Brian finished his rehab, and Flagler readmitted him. I met him that semester. The consumption of his past lay behind. Unbeknownst to him, the dark days of recovery lay ahead.
Soccer mattered as much as anything to my best man. He’d been playing it since he was very young, and thought fondly of the day when he’d suit up at the college level. He knew he owned the skill, still did when he returned to Flagler. But the opportunity to play had vanished. That dream had been deferred by the vices.
So, he waited on the intramural season.
Turned out the general student population offered Brian little challenge. He tore through defenders like they were statues, scoring five or six goals a game. He felt like he was getting back in shape, had even talked to the head varsity coach about trying out again.
Midway through the intramural season, Brian folded to the grass like a broken lawn chair. He laid out flat on the ground, a momentary lapse in his heart holding him captive. His stubborn nature wouldn’t permit him a doctor’s visit. He refused, said it was nothing and that he didn’t want to pay for it. Then it happened again, and again.
Three games of high exertion, three times he passed out. He stayed away from the doctor, not wanting to hear that the chemicals he’d poured into his body had reduced him to such frailty.

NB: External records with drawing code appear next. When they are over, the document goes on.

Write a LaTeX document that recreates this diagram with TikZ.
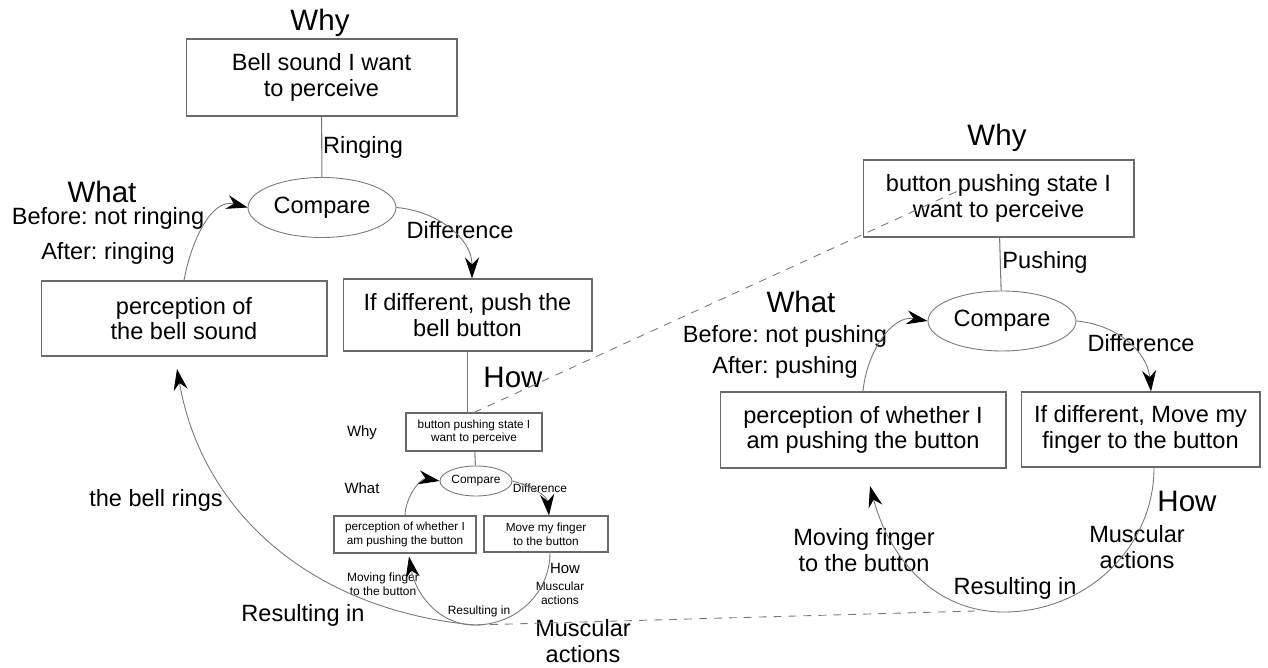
\documentclass[tikz,border=0pt]{standalone}
\usepackage{fontspec}
\setmainfont{Liberation Sans}
\usepackage{xcolor}
\usepackage{tikz}
\usetikzlibrary{shapes.geometric, arrows.meta, positioning, calc}
\frenchspacing
\definecolor{lineGray}{RGB}{120, 120, 120}
\definecolor{boxGray}{RGB}{105, 105, 105}
\tikzset{
  goalbox/.style={
    rectangle, draw=boxGray, line width=0.6pt,
    minimum width=5.42cm, minimum height=1.54cm,
    inner sep=0pt, align=center,
    font=\fontsize{13.4}{14.5}\selectfont
  },
  cmpnode/.style={
    ellipse, draw=lineGray, line width=0.5pt,
    minimum width=2.96cm, minimum height=1.2cm,
    inner sep=0pt, font=\fontsize{13.4}{14.5}\selectfont
  },
  minibox/.style={
    rectangle, draw=boxGray, line width=0.6pt,
    inner sep=0pt, align=center,
    font=\fontsize{6.7}{7.9}\selectfont
  },
  minicmp/.style={
    ellipse, draw=lineGray, line width=0.5pt,
    minimum width=1.44cm, minimum height=0.6cm,
    inner sep=0pt, font=\fontsize{6.8}{8}\selectfont
  },
  biglbl/.style={inner sep=0pt, font=\fontsize{16.8}{18}\selectfont},
  lbl/.style={inner sep=0pt, align=center, font=\fontsize{13.4}{14.8}\selectfont},
  minilbl/.style={inner sep=0pt, font=\fontsize{8.5}{9}\selectfont},
  tinylbl/.style={inner sep=0pt, align=center, font=\fontsize{6.8}{7.9}\selectfont},
  plainline/.style={draw=lineGray, line width=0.6pt},
  flow/.style={
    draw=lineGray, line width=0.5pt,
    -{Stealth[length=12pt, width=8pt, color=black]}
  },
  dashlink/.style={draw=lineGray, line width=0.5pt, dash pattern=on 4.5pt off 4pt}
}

\begin{document}
\begin{tikzpicture}[x=0.02cm, y=0.02cm]
  \useasboundingbox (0,0) rectangle (1268,-668);

  \node[goalbox] (lwant) at (321.5,-77.5) {Bell sound I want\\to perceive};
  \node[cmpnode] (lcmp) at (322,-207.5) {Compare};
  \node[goalbox, minimum width=5.72cm, minimum height=1.5cm] (lperc) at (184,-318.5) {perception of\\the bell sound};
  \node[goalbox, minimum width=4.98cm, minimum height=1.44cm] (lpush) at (467.5,-315) {If different, push the\\bell button};
  \coordinate (ltip) at (177,-369);

  \node[biglbl] (lwhy) at (320,-23) {Why};
  \node[lbl] (lring) at (363,-147) {Ringing};
  \node[biglbl] (lwhat) at (102,-192) {What};
  \node[lbl, font=\fontsize{13.4}{19.5}\selectfont] (lstate) at (108,-236) {Before: not ringing\\After: ringing};
  \node[lbl] (ldiff) at (460,-230) {Difference};
  \node[biglbl] (lhow) at (513,-377) {How};
  \node[lbl] (lrings) at (156,-500) {the bell rings};
  \node[lbl] (lresult) at (303,-615) {Resulting in};
  \node[lbl] (lmusc) at (583,-641) {Muscular\\actions};

  \node[minibox, minimum width=2.72cm, minimum height=0.76cm] (swant) at (474,-432) {button pushing state I\\want to perceive};
  \node[minicmp] (scmp) at (476,-481) {Compare};
  \node[minibox, minimum width=2.84cm, minimum height=0.74cm] (sperc) at (405,-534.5) {perception of whether I\\am pushing the button};
  \node[minibox, minimum width=2.48cm, minimum height=0.72cm] (smove) at (546,-534) {Move my finger\\to the button};
  \coordinate (sbot) at (475,-625);

  \node[minilbl] (swhy) at (362,-433) {Why};
  \node[minilbl] (swhat) at (362,-488) {What};
  \node[tinylbl] (sdiff) at (540,-488) {Difference};
  \node[minilbl] (show) at (565,-568) {How};
  \node[tinylbl] (smusc) at (560,-593) {Muscular\\actions};
  \node[tinylbl] (smoving) at (383,-584) {Moving finger\\to the button};
  \node[tinylbl] (sresult) at (479,-611) {Resulting in};

  \node[goalbox] (rwant) at (998.5,-198.5) {button pushing state I\\want to perceive};
  \node[cmpnode] (rcmp) at (1002,-321) {Compare};
  \node[goalbox, minimum width=5.72cm, minimum height=1.52cm] (rperc) at (863,-430) {perception of whether I\\am pushing the button};
  \node[goalbox, minimum width=4.78cm, minimum height=1.5cm] (rmove) at (1140.5,-429.5) {If different, Move my\\finger to the button};
  \coordinate (rbot) at (1004,-612);
  \coordinate (rtip) at (870,-486);
  \coordinate (rcross) at (960,-190);
  \coordinate (rfoot) at (975,-611);

  \node[biglbl] (rwhy) at (997,-138) {Why};
  \node[lbl] (rpush) at (1045,-262) {Pushing};
  \node[biglbl] (rwhat) at (801,-302) {What};
  \node[lbl, font=\fontsize{13.4}{17.5}\selectfont] (rstate) at (785,-352) {Before: not pushing\\After: pushing};
  \node[lbl] (rdiff) at (1141,-343) {Difference};
  \node[biglbl] (rhow) at (1187,-501) {How};
  \node[lbl] (rmusc) at (1137,-547) {Muscular\\actions};
  \node[lbl] (rresult) at (1015,-588) {Resulting in};
  \node[lbl] (rmoving) at (864,-550) {Moving finger\\to the button};

  \draw[plainline] (lwant) -- (lcmp);
  \draw[flow] (lperc.north) to[out=80, in=165] (lcmp.west);
  \draw[flow] (lcmp.east) to[out=-5, in=90] ([xshift=0.09cm]lpush.north);
  \draw[plainline] (lpush.south) -- (lpush.south |- swant.north);

  \draw[plainline] (swant) -- (scmp);
  \draw[flow] (sperc.north) to[out=88, in=170] (scmp.west);
  \draw[flow] (scmp.east) to[out=-15, in=95] ([xshift=0.06cm]smove.north);
  \draw[flow] ([xshift=0.08cm]smove.south) to[out=-90, in=0] (sbot) to[out=180, in=-80] ([xshift=0.08cm, yshift=-0.06cm]sperc.south);
  \draw[flow] (sbot) to[out=175, in=-80] (ltip);

  \draw[plainline] (rwant) -- (rcmp);
  \draw[flow] (rperc.north) to[out=85, in=170] (rcmp.west);
  \draw[flow] (rcmp.east) to[out=-5, in=95] ([xshift=0.21cm]rmove.north);
  \draw[flow] ([xshift=0.27cm]rmove.south) to[out=-90, in=0] (rbot) to[out=180, in=-75] (rtip);

  \draw[dashlink] (swant.north) -- (rcross);
  \draw[dashlink] (sbot) -- (rfoot);
\end{tikzpicture}
\end{document}
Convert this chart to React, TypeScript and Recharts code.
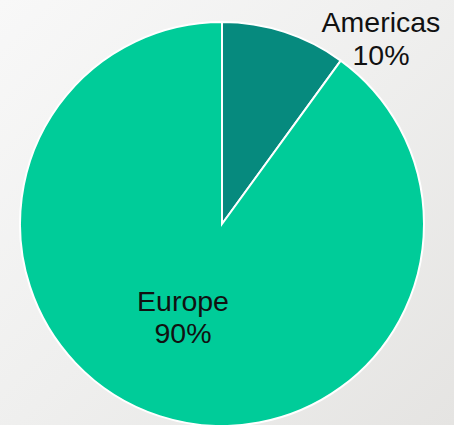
import React from "react";
import { PieChart, Pie, Cell } from "recharts";

const regions = ["Americas", "Europe"];
const shares = [10, 90];
const colors = ["#068a7e", "#00cc99"];

const data = regions.map((name, i) => ({ name, value: shares[i] }));

const renderLabel = (props: any) => {
  const { cx, cy, outerRadius, index, name, percent } = props;
  const R = outerRadius;
  let x: number;
  let y: number;
  if (index === 0) {
    x = cx + 0.787 * R;
    y = cy - 0.95 * R;
  } else {
    x = cx - 0.193 * R;
    y = cy + 0.43 * R;
  }
  const pct = `${Math.round(percent * 100)}%`;
  return (
    <text
      x={x}
      y={y}
      textAnchor="middle"
      fill="#111"
      fontSize={28.5}
      fontFamily="Liberation Sans, Arial, sans-serif"
    >
      <tspan x={x} dy={0}>{name}</tspan>
      <tspan x={x} dy={32.5}>{pct}</tspan>
    </text>
  );
};

export default function App() {
  return (
    <div
      style={{
        position: "absolute",
        left: 0,
        top: 0,
        width: 454,
        height: 425,
        overflow: "hidden",
        background: "linear-gradient(135deg, #f8f8f8 0%, #efefee 50%, #e5e4e2 100%)",
      }}
    >
      <PieChart width={454} height={425} margin={{ top: 0, right: 0, bottom: 0, left: 0 }}>
        <Pie
          data={data}
          dataKey="value"
          nameKey="name"
          cx={222}
          cy={224}
          outerRadius={202}
          startAngle={90}
          endAngle={-270}
          stroke="#ffffff"
          strokeWidth={2}
          label={renderLabel}
          labelLine={false}
          isAnimationActive={false}
        >
          {data.map((d, i) => (
            <Cell key={d.name} fill={colors[i]} />
          ))}
        </Pie>
      </PieChart>
    </div>
  );
}
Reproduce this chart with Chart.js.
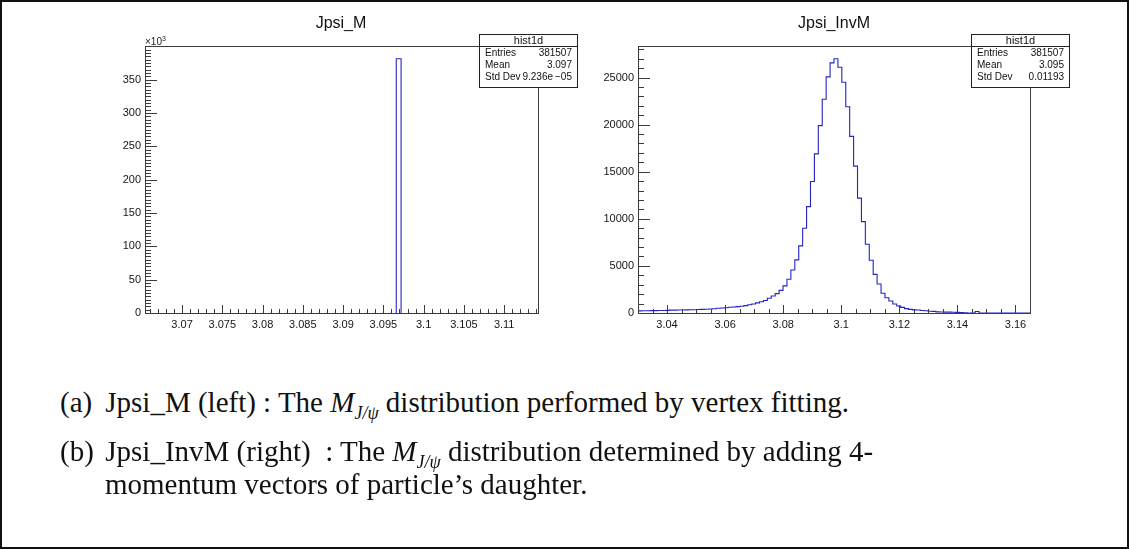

Truth was, he didn’t need the doctor – he already knew. He’d taken his heart to the edge of tolerance and lived to tell about it. But he also had to face the fact that he wouldn’t be the poster boy for recovery: his high-level athletic endeavors had died, even if he hadn’t.
Unlike many, Brian has persevered. He’s been clean for three years, and even found it possible to return to rigorous exercise: he hadn’t completely destroyed his heart.
But for eternity Brian must be lumped with the might-have-beens of the athletic world – victims of substances’ higher power. There’s no telling how good he could have been on the soccer field, how many corner kicks he could have floated in front of the goal or defenders he might have left flat-footed.
Sometimes I catch him silent, staring out the window, and wonder if he’s not contemplating the possibilities of his playing past.
On the other hand, he might be thanking his maker he was given a second chance.